§ What you have to do
Copy the records that follow exactly as written, but not their pictures.

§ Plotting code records
______________________________
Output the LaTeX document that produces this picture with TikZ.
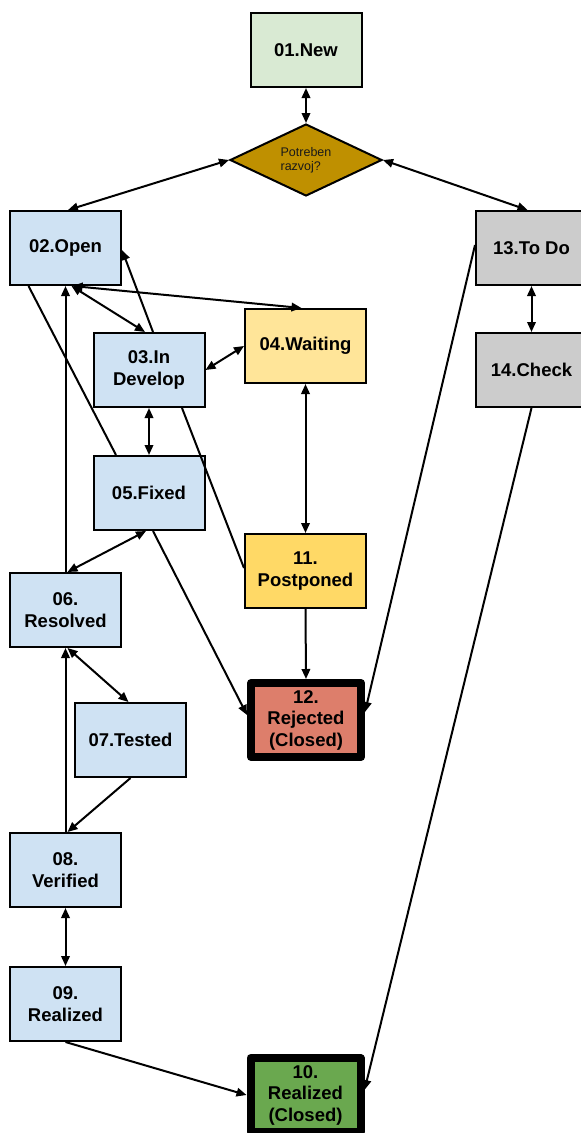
\documentclass[tikz,border=0pt]{standalone}
\usepackage{fontspec}
\setmainfont{Liberation Sans}
\usetikzlibrary{arrows.meta,shapes.geometric}

\definecolor{cnew}{HTML}{D9EAD3}
\definecolor{cdecide}{HTML}{BF9000}
\definecolor{cblue}{HTML}{CFE2F3}
\definecolor{cwait}{HTML}{FFE599}
\definecolor{cpost}{HTML}{FFD966}
\definecolor{creject}{HTML}{DD7E6B}
\definecolor{cdone}{HTML}{6AA84F}
\definecolor{cgrey}{HTML}{CCCCCC}

\begin{document}
\begin{tikzpicture}[x=1pt,y=-1pt,
  state/.style={draw=black, line width=2pt, minimum width=111pt, minimum height=74pt,
    inner sep=0pt, align=center, font=\bfseries\fontsize{18.5}{21.5}\selectfont},
  closedstate/.style={state, line width=8pt, line join=round, minimum width=110pt},
  link/.style={draw=black, line width=2pt},
  twoway/.style={link, {Triangle[length=10pt,width=8.5pt]}-{Triangle[length=10pt,width=8.5pt]}},
  oneway/.style={link, -{Triangle[length=10pt,width=8.5pt]}},
]
\useasboundingbox (0,0) rectangle (581,1133);
\clip (0,0) rectangle (581,1133);

% states
\node[state, fill=cnew] (n01) at (306,50) {01.New};
\node[diamond, draw=black, line width=2pt, fill=cdecide, aspect=2,
      minimum width=152pt, minimum height=72pt, inner sep=0pt, align=left,
      font=\fontsize{12.5}{14}\selectfont, text=black!90] (dec) at (306,160) {Potreben\\razvoj?};
\node[state, fill=cblue] (n02) at (65.5,248) {02.Open};
\node[state, fill=cblue] (n03) at (149,370) {03.In\\Develop};
\node[state, fill=cwait, minimum width=121pt] (n04) at (305.5,346) {04.Waiting};
\node[state, fill=cblue] (n05) at (149,493) {05.Fixed};
\node[state, fill=cblue] (n06) at (65.5,610) {06.\\Resolved};
\node[state, fill=cblue] (n07) at (130.5,740) {07.Tested};
\node[state, fill=cblue] (n08) at (65.5,870) {08.\\Verified};
\node[state, fill=cblue] (n09) at (65.5,1004) {09.\\Realized};
\node[closedstate, fill=cdone] (n10) at (305.5,1095) {10.\\Realized\\(Closed)};
\node[state, fill=cpost, minimum width=121pt] (n11) at (305.5,571) {11.\\Postponed};
\node[closedstate, fill=creject] (n12) at (306,720) {12.\\Rejected\\(Closed)};
\node[state, fill=cgrey] (n13) at (531.5,248) {13.To Do};
\node[state, fill=cgrey] (n14) at (531.5,370) {14.Check};

% transitions
\draw[twoway] (n01.south) -- (dec.north);
\draw[twoway] (dec.west) -- ([xshift=2.5pt]n02.north);
\draw[twoway] (dec.east) -- ([xshift=-4pt]n13.north);
\draw[twoway] (n13.south) -- (n14.north);
\draw[oneway] ([yshift=3pt]n13.west) -- ([yshift=8pt]n12.east);
\draw[oneway] (n14.south) -- ([yshift=5pt]n10.east);

\draw[oneway] ([xshift=4pt]n03.north) -- ([yshift=-2pt]n02.east);
\draw[twoway] ([xshift=6pt]n02.south) -- ([xshift=-4pt]n03.north);
\draw[twoway] ([xshift=7pt]n02.south) -- ([xshift=-4pt]n04.north);
\draw[oneway] (n06.north) -- (n02.south);
\draw[link] ([xshift=-37pt]n02.south) -- ([xshift=-33pt]n05.north);

\draw[twoway] (n03.east) -- (n04.west);
\draw[twoway] (n03.south) -- (n05.north);
\draw[link] ([xshift=33pt]n03.south) -- ([yshift=3pt]n11.west);
\draw[twoway] (n04.south) -- (n11.north);

\draw[twoway] ([xshift=-3pt]n05.south) -- ([xshift=2pt]n06.north);
\draw[oneway] ([xshift=4pt]n05.south) -- ([yshift=5pt]n12.west);
\draw[oneway] (n11.south) -- (n12.north);

\draw[twoway] ([xshift=2pt]n06.south) -- ([xshift=-2pt]n07.north);
\draw[oneway] (n07.south) -- ([xshift=2pt]n08.north);
\draw[oneway] (n08.north) -- (n06.south);
\draw[twoway] (n08.south) -- (n09.north);
\draw[oneway] (n09.south) -- (n10.west);
\end{tikzpicture}
\end{document}
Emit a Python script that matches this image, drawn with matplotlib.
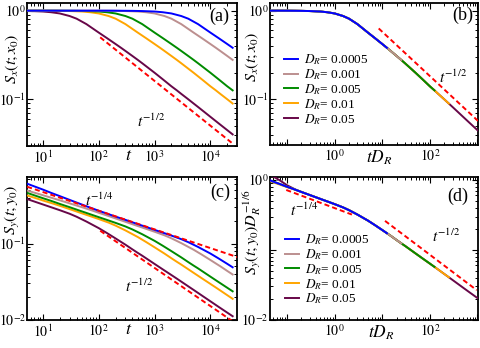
______________________________
§ Right answer
Output the LaTeX document that produces this picture with TikZ.
\documentclass[tikz,border=0pt]{standalone}
\usepackage{fontspec}
\setmainfont{Liberation Sans}
\usetikzlibrary{arrows.meta,shapes.geometric}

\definecolor{cnew}{HTML}{D9EAD3}
\definecolor{cdecide}{HTML}{BF9000}
\definecolor{cblue}{HTML}{CFE2F3}
\definecolor{cwait}{HTML}{FFE599}
\definecolor{cpost}{HTML}{FFD966}
\definecolor{creject}{HTML}{DD7E6B}
\definecolor{cdone}{HTML}{6AA84F}
\definecolor{cgrey}{HTML}{CCCCCC}

\begin{document}
\begin{tikzpicture}[x=1pt,y=-1pt,
  state/.style={draw=black, line width=2pt, minimum width=111pt, minimum height=74pt,
    inner sep=0pt, align=center, font=\bfseries\fontsize{18.5}{21.5}\selectfont},
  closedstate/.style={state, line width=8pt, line join=round, minimum width=110pt},
  link/.style={draw=black, line width=2pt},
  twoway/.style={link, {Triangle[length=10pt,width=8.5pt]}-{Triangle[length=10pt,width=8.5pt]}},
  oneway/.style={link, -{Triangle[length=10pt,width=8.5pt]}},
]
\useasboundingbox (0,0) rectangle (581,1133);
\clip (0,0) rectangle (581,1133);

% states
\node[state, fill=cnew] (n01) at (306,50) {01.New};
\node[diamond, draw=black, line width=2pt, fill=cdecide, aspect=2,
      minimum width=152pt, minimum height=72pt, inner sep=0pt, align=left,
      font=\fontsize{12.5}{14}\selectfont, text=black!90] (dec) at (306,160) {Potreben\\razvoj?};
\node[state, fill=cblue] (n02) at (65.5,248) {02.Open};
\node[state, fill=cblue] (n03) at (149,370) {03.In\\Develop};
\node[state, fill=cwait, minimum width=121pt] (n04) at (305.5,346) {04.Waiting};
\node[state, fill=cblue] (n05) at (149,493) {05.Fixed};
\node[state, fill=cblue] (n06) at (65.5,610) {06.\\Resolved};
\node[state, fill=cblue] (n07) at (130.5,740) {07.Tested};
\node[state, fill=cblue] (n08) at (65.5,870) {08.\\Verified};
\node[state, fill=cblue] (n09) at (65.5,1004) {09.\\Realized};
\node[closedstate, fill=cdone] (n10) at (305.5,1095) {10.\\Realized\\(Closed)};
\node[state, fill=cpost, minimum width=121pt] (n11) at (305.5,571) {11.\\Postponed};
\node[closedstate, fill=creject] (n12) at (306,720) {12.\\Rejected\\(Closed)};
\node[state, fill=cgrey] (n13) at (531.5,248) {13.To Do};
\node[state, fill=cgrey] (n14) at (531.5,370) {14.Check};

% transitions
\draw[twoway] (n01.south) -- (dec.north);
\draw[twoway] (dec.west) -- ([xshift=2.5pt]n02.north);
\draw[twoway] (dec.east) -- ([xshift=-4pt]n13.north);
\draw[twoway] (n13.south) -- (n14.north);
\draw[oneway] ([yshift=3pt]n13.west) -- ([yshift=8pt]n12.east);
\draw[oneway] (n14.south) -- ([yshift=5pt]n10.east);

\draw[oneway] ([xshift=4pt]n03.north) -- ([yshift=-2pt]n02.east);
\draw[twoway] ([xshift=6pt]n02.south) -- ([xshift=-4pt]n03.north);
\draw[twoway] ([xshift=7pt]n02.south) -- ([xshift=-4pt]n04.north);
\draw[oneway] (n06.north) -- (n02.south);
\draw[link] ([xshift=-37pt]n02.south) -- ([xshift=-33pt]n05.north);

\draw[twoway] (n03.east) -- (n04.west);
\draw[twoway] (n03.south) -- (n05.north);
\draw[link] ([xshift=33pt]n03.south) -- ([yshift=3pt]n11.west);
\draw[twoway] (n04.south) -- (n11.north);

\draw[twoway] ([xshift=-3pt]n05.south) -- ([xshift=2pt]n06.north);
\draw[oneway] ([xshift=4pt]n05.south) -- ([yshift=5pt]n12.west);
\draw[oneway] (n11.south) -- (n12.north);

\draw[twoway] ([xshift=2pt]n06.south) -- ([xshift=-2pt]n07.north);
\draw[oneway] (n07.south) -- ([xshift=2pt]n08.north);
\draw[oneway] (n08.north) -- (n06.south);
\draw[twoway] (n08.south) -- (n09.north);
\draw[oneway] (n09.south) -- (n10.west);
\end{tikzpicture}
\end{document}
Emit a Python script that matches this image, drawn with matplotlib.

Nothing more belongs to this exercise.